Bon, entre l’ouverture foirée et ce bon gros tacle à la carotide que ce Sound of Falling, j’ai vraiment besoin de souffler. Et j’attends de pieds ferme pour rafraichir mon teint mat et fringuant, du grand Philippe Katerine. On enchaîne donc avec l’ouverture de l’ACID Cannes et L’Aventura de Sophie Letourneur. On avait déjà tant aimé son « Voyage en Italie » il y a 2 ans, Sophie Letourneur pousse avec son « Aventura » encore un peu plus le curseur. Tout n’est ici que question de temporalité : cette famille iconique française type « Guide du Routard » se conte en famille et en souvenirs son voyage en Sardaigne en cours, en enregistrant leur récit par vocal sur un téléphone. Tout s’entremêle alors, le passé et les souvenirs brumeux, le présent racontant le passé proche dans un devoir de mémoire qui illumine la banalité, tout prend sens dans le temps qui passe, dans l’anecdote la plus futile prenant bizarrement la plus grande des importances, la famille est disjointe, le père au bout du roul’, la mère qui larmoie, l’ado qui jain pendant que l’enfant fait popo sous la table, tout ce bordel de l’instant génère une poésie de l’habituel qui enchante. Le montage radical rompt la temporalité et additionne les scènes dans une forme de bateau ivre qui chavire, et retrouve, tant bien que mal, un équilibre précaire poétique, libérateur du poids des soucis quotidiens, de la lourdeur familiale qui cerne la tronche, mais qui rend vivant. Car le cinéma de Sophie Letourneur est un cinéma vivant, florissant de déboires (selon ses mots, la production du film tient d’un véritable miracle collectif), et d’un faux « à peu près » brillamment calibré. Que cette ouverture de l’ACID est donc réjouissante.
Des déboires de famille en Sardaigne à l’austérité stalinienne, il n’y a qu’un pas. Ou plutôt une cinquantaine entre le cinéma des Arcades et la salle Debussy juste en face. On termine cette première journée épique par un second film en sélection officielle, Deux Procureurs de Serge Loznitsa. Et c’est implacable. Dans ce labyrinthe mathématique à se flinguer, un jeune procureur de l’URSS tente l’impossible. Résiliant et naïf, il s’attaque à la machine stalinienne en souhaitant alerter le haut commandement des arrestations abusives et des tortures abominables en cours dans un goulag de sa région.

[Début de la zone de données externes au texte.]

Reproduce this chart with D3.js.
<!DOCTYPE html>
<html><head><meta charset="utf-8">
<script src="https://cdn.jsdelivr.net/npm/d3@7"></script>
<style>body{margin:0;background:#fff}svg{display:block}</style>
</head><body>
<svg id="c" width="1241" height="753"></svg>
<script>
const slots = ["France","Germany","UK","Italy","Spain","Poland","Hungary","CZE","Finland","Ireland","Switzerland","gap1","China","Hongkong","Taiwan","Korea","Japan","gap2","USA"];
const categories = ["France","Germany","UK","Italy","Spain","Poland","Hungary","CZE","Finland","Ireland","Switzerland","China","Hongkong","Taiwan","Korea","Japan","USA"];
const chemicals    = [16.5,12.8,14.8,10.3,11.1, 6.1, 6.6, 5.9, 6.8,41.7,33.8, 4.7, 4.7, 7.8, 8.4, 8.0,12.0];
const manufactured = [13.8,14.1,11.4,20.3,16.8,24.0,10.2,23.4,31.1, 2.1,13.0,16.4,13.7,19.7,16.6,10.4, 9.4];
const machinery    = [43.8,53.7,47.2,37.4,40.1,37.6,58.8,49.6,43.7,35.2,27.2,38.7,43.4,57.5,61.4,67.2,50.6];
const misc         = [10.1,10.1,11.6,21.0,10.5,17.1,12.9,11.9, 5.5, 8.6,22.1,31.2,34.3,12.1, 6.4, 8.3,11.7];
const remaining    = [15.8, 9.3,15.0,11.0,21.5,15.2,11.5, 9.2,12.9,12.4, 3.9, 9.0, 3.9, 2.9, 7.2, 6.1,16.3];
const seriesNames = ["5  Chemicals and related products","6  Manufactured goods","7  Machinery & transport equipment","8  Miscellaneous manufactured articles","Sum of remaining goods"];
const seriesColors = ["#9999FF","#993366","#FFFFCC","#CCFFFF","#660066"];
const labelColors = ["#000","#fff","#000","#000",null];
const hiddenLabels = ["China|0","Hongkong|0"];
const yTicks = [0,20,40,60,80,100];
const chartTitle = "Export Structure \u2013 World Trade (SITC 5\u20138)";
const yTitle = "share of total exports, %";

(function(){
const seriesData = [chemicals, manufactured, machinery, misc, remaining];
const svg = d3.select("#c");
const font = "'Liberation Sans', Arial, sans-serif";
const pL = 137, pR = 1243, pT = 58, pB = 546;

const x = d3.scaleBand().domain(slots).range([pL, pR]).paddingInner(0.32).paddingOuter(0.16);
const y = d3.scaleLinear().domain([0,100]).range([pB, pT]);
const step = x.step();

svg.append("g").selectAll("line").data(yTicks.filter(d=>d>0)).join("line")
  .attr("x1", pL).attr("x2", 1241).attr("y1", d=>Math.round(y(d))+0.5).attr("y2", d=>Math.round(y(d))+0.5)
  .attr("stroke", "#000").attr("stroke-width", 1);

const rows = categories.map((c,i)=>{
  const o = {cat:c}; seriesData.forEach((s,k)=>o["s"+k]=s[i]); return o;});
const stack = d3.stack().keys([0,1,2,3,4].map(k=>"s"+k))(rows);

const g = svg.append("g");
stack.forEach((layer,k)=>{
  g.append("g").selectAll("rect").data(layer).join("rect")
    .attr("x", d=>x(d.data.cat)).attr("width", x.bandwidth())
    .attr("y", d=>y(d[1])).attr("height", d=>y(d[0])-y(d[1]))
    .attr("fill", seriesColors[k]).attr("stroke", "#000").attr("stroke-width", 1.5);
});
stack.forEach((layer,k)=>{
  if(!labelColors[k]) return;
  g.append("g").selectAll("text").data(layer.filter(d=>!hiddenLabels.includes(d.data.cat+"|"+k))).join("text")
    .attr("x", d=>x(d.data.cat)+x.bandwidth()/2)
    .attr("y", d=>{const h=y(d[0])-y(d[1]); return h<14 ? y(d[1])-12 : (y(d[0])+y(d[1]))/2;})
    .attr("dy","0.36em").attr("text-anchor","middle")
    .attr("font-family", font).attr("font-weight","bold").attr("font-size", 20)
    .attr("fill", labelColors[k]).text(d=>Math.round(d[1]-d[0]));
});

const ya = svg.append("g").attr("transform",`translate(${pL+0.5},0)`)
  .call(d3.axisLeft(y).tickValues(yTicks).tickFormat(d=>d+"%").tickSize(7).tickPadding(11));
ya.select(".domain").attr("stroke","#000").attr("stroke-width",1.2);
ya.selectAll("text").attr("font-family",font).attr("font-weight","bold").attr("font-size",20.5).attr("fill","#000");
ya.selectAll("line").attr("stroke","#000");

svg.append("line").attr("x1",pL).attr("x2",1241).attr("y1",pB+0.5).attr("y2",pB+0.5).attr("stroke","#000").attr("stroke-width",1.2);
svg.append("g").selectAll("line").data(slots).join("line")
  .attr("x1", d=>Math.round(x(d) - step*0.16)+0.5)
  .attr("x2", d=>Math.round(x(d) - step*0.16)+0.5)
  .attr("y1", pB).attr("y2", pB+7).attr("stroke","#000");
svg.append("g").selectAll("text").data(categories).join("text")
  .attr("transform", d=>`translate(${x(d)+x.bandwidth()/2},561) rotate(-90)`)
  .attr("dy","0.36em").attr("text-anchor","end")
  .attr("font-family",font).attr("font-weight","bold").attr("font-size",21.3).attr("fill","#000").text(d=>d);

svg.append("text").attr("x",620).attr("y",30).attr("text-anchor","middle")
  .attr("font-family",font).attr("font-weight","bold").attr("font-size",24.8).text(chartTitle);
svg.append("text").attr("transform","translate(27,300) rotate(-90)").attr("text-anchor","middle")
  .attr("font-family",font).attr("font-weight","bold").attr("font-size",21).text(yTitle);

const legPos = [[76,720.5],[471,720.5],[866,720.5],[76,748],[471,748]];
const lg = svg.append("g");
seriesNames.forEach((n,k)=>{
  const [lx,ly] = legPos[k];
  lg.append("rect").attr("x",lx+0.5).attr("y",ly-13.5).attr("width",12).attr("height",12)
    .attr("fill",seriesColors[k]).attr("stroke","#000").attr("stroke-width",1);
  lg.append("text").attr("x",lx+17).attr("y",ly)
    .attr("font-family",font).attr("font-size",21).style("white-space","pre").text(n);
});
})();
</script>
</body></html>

Le but est simple, exterminer l’ancien commandement soviétique par des aveux fabriqués, un système du passé mais terriblement contemporain à notre vivant (les Khmers Rouges, le régime pinochetiste notamment). Loznitsa épure sa mise en scène au strict et radical minimum, des plans secs et arides, des décors bétonnés et dénudés, une homogénéité de ton et une photographie grise et austère, le régime sanguinaire stalinien épouse alors idéalement cette glaçante forme avec cette terrible sensation de voie sans issue (superbe séquence lorsqu’un « camarade » ne trouve pas la sortie d’un bâtiment administratif). Le combat de ce jeune procureur et sa patience à toute épreuve se fracassent à l’inéluctable, la répression étatique, automatique, arbitraire qui ne laisse nulle place à la justice qu’il rêve de représenter. Et de ce passé jaillissent les nouvelles formes de répression d’aujourd’hui, on pense bien évidemment au régime dictatorial iranien pratiquant le musèlement de son peuple par la peur et les arrestations infondées. Un film rude, accrocheur, mais formidablement précis.

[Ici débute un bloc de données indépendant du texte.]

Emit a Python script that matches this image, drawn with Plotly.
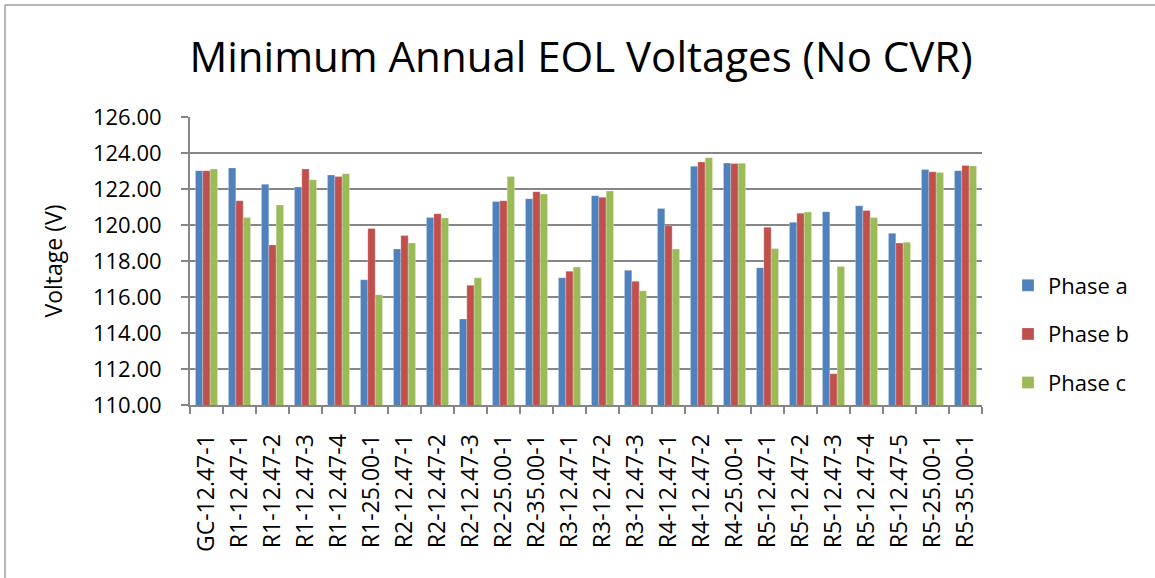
import plotly.graph_objects as go

categories = ["GC-12.47-1", "R1-12.47-1", "R1-12.47-2", "R1-12.47-3", "R1-12.47-4",
              "R1-25.00-1", "R2-12.47-1", "R2-12.47-2", "R2-12.47-3", "R2-25.00-1",
              "R2-35.00-1", "R3-12.47-1", "R3-12.47-2", "R3-12.47-3", "R4-12.47-1",
              "R4-12.47-2", "R4-25.00-1", "R5-12.47-1", "R5-12.47-2", "R5-12.47-3",
              "R5-12.47-4", "R5-12.47-5", "R5-25.00-1", "R5-35.00-1"]

phase_a = [123.02, 123.17, 122.26, 122.11, 122.78, 116.96, 118.67, 120.41, 114.78, 121.30,
           121.46, 117.07, 121.63, 117.48, 120.91, 123.26, 123.44, 117.63, 120.15, 120.74,
           121.07, 119.54, 123.09, 123.02]
phase_b = [123.02, 121.35, 118.89, 123.11, 122.69, 119.81, 119.41, 120.63, 116.65, 121.35,
           121.85, 117.43, 121.54, 116.87, 119.96, 123.50, 123.41, 119.87, 120.65, 111.74,
           120.81, 119.00, 122.96, 123.31]
phase_c = [123.11, 120.41, 121.11, 122.52, 122.85, 116.13, 119.00, 120.39, 117.07, 122.70,
           121.72, 117.67, 121.89, 116.35, 118.67, 123.74, 123.43, 118.69, 120.72, 117.70,
           120.41, 119.04, 122.91, 123.28]

series_names = ["Phase a", "Phase b", "Phase c"]
colors = ["#4F81BD", "#C0504D", "#9BBB59"]

FONT = "Open Sans"
fig = go.Figure()
for name, vals, col in zip(series_names, [phase_a, phase_b, phase_c], colors):
    fig.add_trace(go.Bar(x=categories, y=vals, name=name, legendgroup=name,
                         marker=dict(color=col, line=dict(color="rgba(255,255,255,0.5)", width=0.5))))

L, R, T, B = 190, 982, 117, 405
W, H = 1155, 578
pw, ph = R - L, B - T

def px(x):
    return (x - L) / pw

def py(y):
    return (B - y) / ph

fig.update_layout(
    width=W, height=H,
    margin=dict(l=L, r=W - R, t=T, b=H - B, autoexpand=False),
    paper_bgcolor="white", plot_bgcolor="white",
    barmode="group", bargap=0.33, bargroupgap=0,
    font=dict(family=FONT, color="black"),
    title=dict(text="Minimum Annual EOL Voltages (No CVR)", x=581 / W, xanchor="center",
               y=1 - 57 / H, yanchor="middle", font=dict(family=FONT, size=42, color="black")),
    xaxis=dict(type="category", tickangle=-90, tickfont=dict(family=FONT, size=23),
               showline=True, linecolor="#868686", linewidth=2,
               ticks="outside", tickson="boundaries", ticklen=7, tickcolor="#868686", tickwidth=1.5,
               ticklabelstandoff=18, showgrid=False),
    yaxis=dict(range=[110, 126], dtick=2, tickformat=".2f", tickfont=dict(family=FONT, size=22),
               showline=True, linecolor="#868686", linewidth=2,
               ticks="outside", ticklen=7, tickcolor="#868686", tickwidth=1.5,
               ticklabelstandoff=15,
               showgrid=True, gridcolor="#868686", gridwidth=1.5, zeroline=False,
               title=dict(text="Voltage (V)", font=dict(family=FONT, size=23), standoff=24)),
    legend=dict(x=px(1008), xanchor="left", y=py(334), yanchor="middle",
                font=dict(family=FONT, size=22), tracegroupgap=17, traceorder="grouped",
                itemwidth=30),
    shapes=[
        dict(type="line", xref="paper", yref="paper", x0=px(5), x1=px(5), y0=py(578), y1=py(5),
             line=dict(color="#a0a0a0", width=1.5)),
        dict(type="line", xref="paper", yref="paper", x0=px(5), x1=px(1155), y0=py(5), y1=py(5),
             line=dict(color="#a0a0a0", width=1.5)),
    ],
)

fig.write_html("out.html", post_script="document.body.style.margin='0px';",
               config={"displayModeBar": False})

Il est 1h du mat’, Cannes est une course d’endurance, pas un sprint. Il faut garder des forces, décliner la petite bière qui en appelle dix autres. Et rentrer, sage comme une image, pioncer pour mieux attaquer la journée de demain avec notamment le nouveau film de Dominik Moll (le réalisateur de « La nuit du 12 » en 2022) Dossier 137 en sélection officielle.